Only the lines from the top of the listing below to the line that has "fillcolor=fill, line=dict(color=line, width=lw))" should be echoed, with both ends kept and pictures left out.

[START]

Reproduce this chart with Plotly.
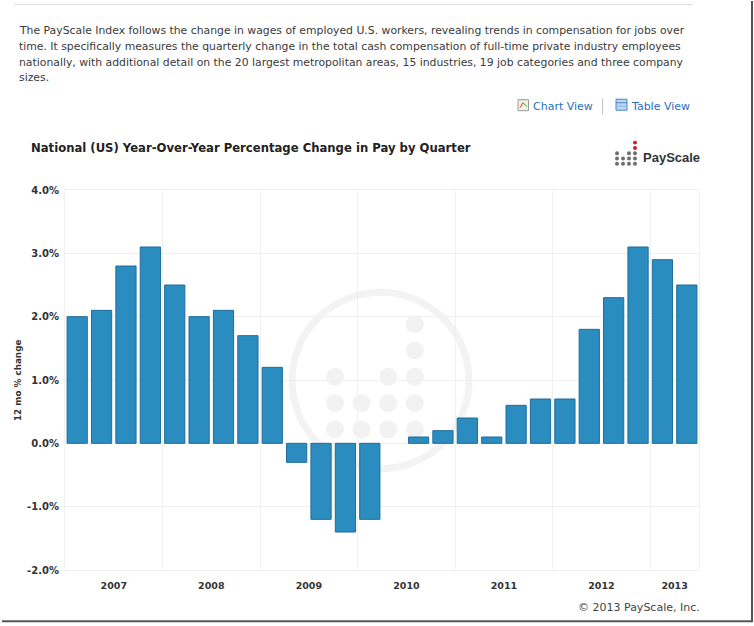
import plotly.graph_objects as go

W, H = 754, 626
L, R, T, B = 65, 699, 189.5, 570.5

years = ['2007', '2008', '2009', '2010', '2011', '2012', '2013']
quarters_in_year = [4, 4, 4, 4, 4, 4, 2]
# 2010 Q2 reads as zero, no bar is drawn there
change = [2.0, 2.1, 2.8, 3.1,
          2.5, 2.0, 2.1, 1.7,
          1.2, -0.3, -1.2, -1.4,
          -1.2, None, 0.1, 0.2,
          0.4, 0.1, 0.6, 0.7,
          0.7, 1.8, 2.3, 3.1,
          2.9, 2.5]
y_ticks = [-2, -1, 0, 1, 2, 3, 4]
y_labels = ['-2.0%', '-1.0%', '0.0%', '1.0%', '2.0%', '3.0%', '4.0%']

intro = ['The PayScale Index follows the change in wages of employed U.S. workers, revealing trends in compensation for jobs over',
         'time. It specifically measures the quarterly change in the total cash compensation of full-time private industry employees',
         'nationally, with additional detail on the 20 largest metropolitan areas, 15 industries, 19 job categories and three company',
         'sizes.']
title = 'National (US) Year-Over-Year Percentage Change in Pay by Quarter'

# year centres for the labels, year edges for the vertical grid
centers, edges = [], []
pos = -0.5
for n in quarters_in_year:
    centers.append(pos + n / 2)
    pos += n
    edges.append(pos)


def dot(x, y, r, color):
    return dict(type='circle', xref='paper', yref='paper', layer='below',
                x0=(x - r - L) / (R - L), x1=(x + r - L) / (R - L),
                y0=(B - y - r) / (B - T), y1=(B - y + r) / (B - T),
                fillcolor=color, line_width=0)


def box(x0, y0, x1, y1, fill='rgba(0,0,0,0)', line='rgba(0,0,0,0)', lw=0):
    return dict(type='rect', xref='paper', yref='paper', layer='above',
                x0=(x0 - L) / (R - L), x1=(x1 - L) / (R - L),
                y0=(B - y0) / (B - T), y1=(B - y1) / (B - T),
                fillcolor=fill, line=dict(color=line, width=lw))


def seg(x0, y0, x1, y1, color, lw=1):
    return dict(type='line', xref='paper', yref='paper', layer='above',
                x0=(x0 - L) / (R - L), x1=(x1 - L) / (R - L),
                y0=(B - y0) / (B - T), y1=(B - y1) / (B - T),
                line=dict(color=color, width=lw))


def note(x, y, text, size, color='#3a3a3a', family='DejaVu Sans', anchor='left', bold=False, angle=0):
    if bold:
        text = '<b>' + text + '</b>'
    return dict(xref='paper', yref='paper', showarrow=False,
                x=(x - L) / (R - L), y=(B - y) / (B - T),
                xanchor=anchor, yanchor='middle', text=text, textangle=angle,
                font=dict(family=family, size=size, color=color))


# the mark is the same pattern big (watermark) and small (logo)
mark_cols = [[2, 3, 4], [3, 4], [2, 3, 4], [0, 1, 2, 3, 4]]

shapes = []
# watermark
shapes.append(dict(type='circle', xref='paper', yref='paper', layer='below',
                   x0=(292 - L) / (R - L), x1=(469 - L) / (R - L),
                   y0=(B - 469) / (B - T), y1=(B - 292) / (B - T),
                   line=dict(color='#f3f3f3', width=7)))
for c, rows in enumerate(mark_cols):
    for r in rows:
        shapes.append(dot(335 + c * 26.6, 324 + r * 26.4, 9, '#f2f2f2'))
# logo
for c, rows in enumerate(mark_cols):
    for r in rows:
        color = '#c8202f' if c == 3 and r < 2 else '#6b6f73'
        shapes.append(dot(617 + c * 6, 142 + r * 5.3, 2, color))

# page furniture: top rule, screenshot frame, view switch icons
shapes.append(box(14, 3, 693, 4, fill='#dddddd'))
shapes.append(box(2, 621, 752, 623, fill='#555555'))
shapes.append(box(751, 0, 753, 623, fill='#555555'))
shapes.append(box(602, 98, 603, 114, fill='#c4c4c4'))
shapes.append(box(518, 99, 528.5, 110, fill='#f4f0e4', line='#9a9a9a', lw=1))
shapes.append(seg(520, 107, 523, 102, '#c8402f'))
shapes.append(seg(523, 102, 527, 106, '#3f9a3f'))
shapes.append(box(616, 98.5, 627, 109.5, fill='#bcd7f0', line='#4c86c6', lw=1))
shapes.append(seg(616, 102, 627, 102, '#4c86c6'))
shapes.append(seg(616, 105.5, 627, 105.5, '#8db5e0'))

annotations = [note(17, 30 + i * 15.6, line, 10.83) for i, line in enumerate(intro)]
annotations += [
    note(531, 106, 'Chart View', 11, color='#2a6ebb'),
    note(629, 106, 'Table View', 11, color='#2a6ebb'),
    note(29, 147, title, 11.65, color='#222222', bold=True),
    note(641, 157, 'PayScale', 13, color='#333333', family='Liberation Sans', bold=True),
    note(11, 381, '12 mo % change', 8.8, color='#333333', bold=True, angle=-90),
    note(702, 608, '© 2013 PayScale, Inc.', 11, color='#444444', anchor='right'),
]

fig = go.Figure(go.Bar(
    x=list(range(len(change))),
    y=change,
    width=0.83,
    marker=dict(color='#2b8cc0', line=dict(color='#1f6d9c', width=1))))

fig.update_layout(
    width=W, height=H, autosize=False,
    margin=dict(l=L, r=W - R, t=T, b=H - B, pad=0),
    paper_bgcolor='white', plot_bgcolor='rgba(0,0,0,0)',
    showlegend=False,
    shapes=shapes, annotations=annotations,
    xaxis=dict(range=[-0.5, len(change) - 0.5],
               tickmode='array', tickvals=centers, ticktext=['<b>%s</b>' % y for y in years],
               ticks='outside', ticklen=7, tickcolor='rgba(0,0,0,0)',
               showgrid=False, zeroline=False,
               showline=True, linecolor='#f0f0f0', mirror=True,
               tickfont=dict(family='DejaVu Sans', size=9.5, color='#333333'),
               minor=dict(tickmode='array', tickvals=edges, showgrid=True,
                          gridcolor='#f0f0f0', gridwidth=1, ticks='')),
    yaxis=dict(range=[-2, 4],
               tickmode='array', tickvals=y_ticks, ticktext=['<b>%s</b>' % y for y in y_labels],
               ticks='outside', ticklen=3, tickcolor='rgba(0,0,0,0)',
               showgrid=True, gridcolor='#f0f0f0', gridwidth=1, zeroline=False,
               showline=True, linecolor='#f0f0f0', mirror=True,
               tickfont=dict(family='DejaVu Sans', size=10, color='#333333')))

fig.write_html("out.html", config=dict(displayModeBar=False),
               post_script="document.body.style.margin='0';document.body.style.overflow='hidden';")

[END]

Written solution ▸
Reproduce this chart with Plotly.
import plotly.graph_objects as go

W, H = 754, 626
L, R, T, B = 65, 699, 189.5, 570.5

years = ['2007', '2008', '2009', '2010', '2011', '2012', '2013']
quarters_in_year = [4, 4, 4, 4, 4, 4, 2]
# 2010 Q2 reads as zero, no bar is drawn there
change = [2.0, 2.1, 2.8, 3.1,
          2.5, 2.0, 2.1, 1.7,
          1.2, -0.3, -1.2, -1.4,
          -1.2, None, 0.1, 0.2,
          0.4, 0.1, 0.6, 0.7,
          0.7, 1.8, 2.3, 3.1,
          2.9, 2.5]
y_ticks = [-2, -1, 0, 1, 2, 3, 4]
y_labels = ['-2.0%', '-1.0%', '0.0%', '1.0%', '2.0%', '3.0%', '4.0%']

intro = ['The PayScale Index follows the change in wages of employed U.S. workers, revealing trends in compensation for jobs over',
         'time. It specifically measures the quarterly change in the total cash compensation of full-time private industry employees',
         'nationally, with additional detail on the 20 largest metropolitan areas, 15 industries, 19 job categories and three company',
         'sizes.']
title = 'National (US) Year-Over-Year Percentage Change in Pay by Quarter'

# year centres for the labels, year edges for the vertical grid
centers, edges = [], []
pos = -0.5
for n in quarters_in_year:
    centers.append(pos + n / 2)
    pos += n
    edges.append(pos)


def dot(x, y, r, color):
    return dict(type='circle', xref='paper', yref='paper', layer='below',
                x0=(x - r - L) / (R - L), x1=(x + r - L) / (R - L),
                y0=(B - y - r) / (B - T), y1=(B - y + r) / (B - T),
                fillcolor=color, line_width=0)


def box(x0, y0, x1, y1, fill='rgba(0,0,0,0)', line='rgba(0,0,0,0)', lw=0):
    return dict(type='rect', xref='paper', yref='paper', layer='above',
                x0=(x0 - L) / (R - L), x1=(x1 - L) / (R - L),
                y0=(B - y0) / (B - T), y1=(B - y1) / (B - T),
                fillcolor=fill, line=dict(color=line, width=lw))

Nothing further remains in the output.